The judge found that the church started developing the land although it did not have a title deed in its name for it.

“Why was the church proceeding to construct in a hurry on land that it even did not have title to? It was careless if not reckless to do so,” Justice Munyao said.

“How do you proceed to undertake massive investment of a school development on land that you have no title to?”

Through lawyer Gikandi Ngibuini, Mr Kaigua had sued the church asserting that he was the owner of the two plots.

Mr Kaigua purchased the properties while they were under adjudication and the register ended up reflecting his name and he was subsequently issued with title deed.

For its part, the church said it purchased the land and other nearby parcels, totalling 24 acres, from Ms Jumwa Jefa and Ms Sidi Chengo (who have since died).

Church elder Samwel Thairu said it first purchased from Ms Chengo 5.3 acres before reaching a deal with her and Ms Jefa to purchase a further 19 acres.

Mr Thairu told the court they paid the sellers, took possession of the land and built a girls’ secondary school on it.

He said that they engaged a surveyor, who fraudulently registered the land in the names of the deceased women and illegally proceeded to subdivide it.

On cross-examination by Mr Ngibuini, Mr Thairu could not explain how PCEA got the approval to build the school without a title in its name.

The court also noted that another defense offered by the church was that it rightfully purchased the land from the deceased.

But the court said that the sales happened before the land was adjudicated in 2010 and what the church purchased was subject to adjudication.

“If the adjudication process found that the land was not of the vendors (deceased), then any person who purchased from them could not get a good title.
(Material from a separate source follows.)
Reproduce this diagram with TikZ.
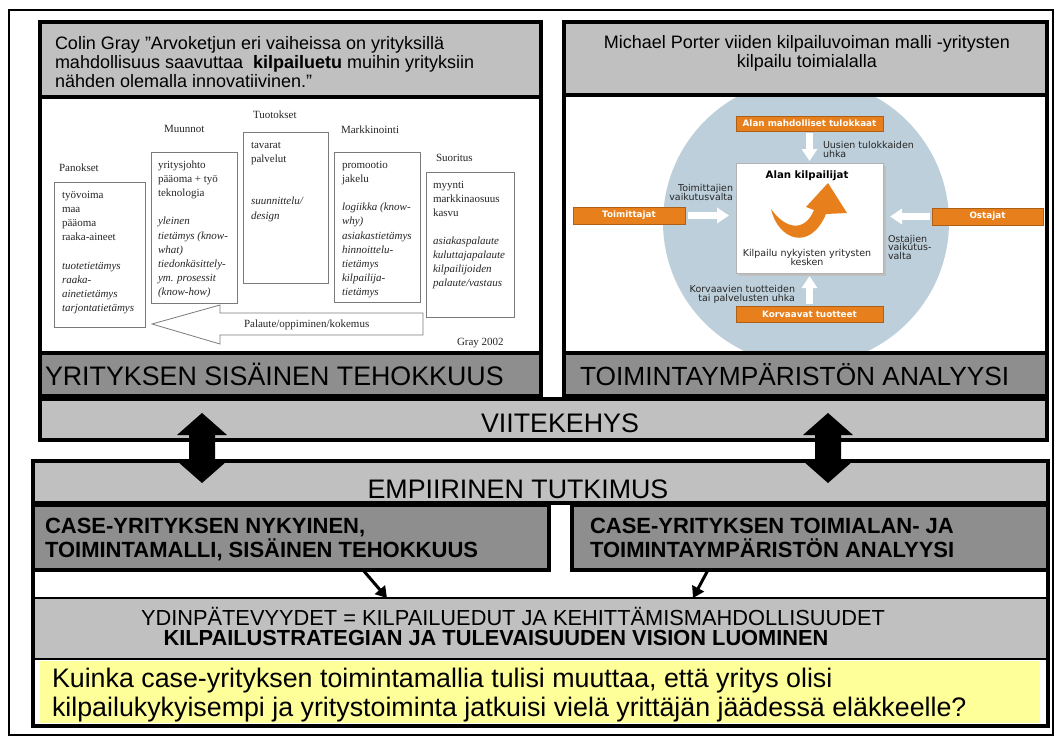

Their title was contingent upon the vendors succeeding in the process of adjudication,” Justice Munyao said.

The court also noted that the deceased sellers were not successful during adjudication and it had seen evidence that they had disputes with their neighbours that were determined by the adjudication committee against them.

“If they lost, which they did, then any person who purported to purchase land from them cannot claim to now have good title to the land,” the judge said.

“It follows that the church cannot be protected by hiding behind the sale agreements entered into with Jumwa Jefwa and Sidi Chengo.”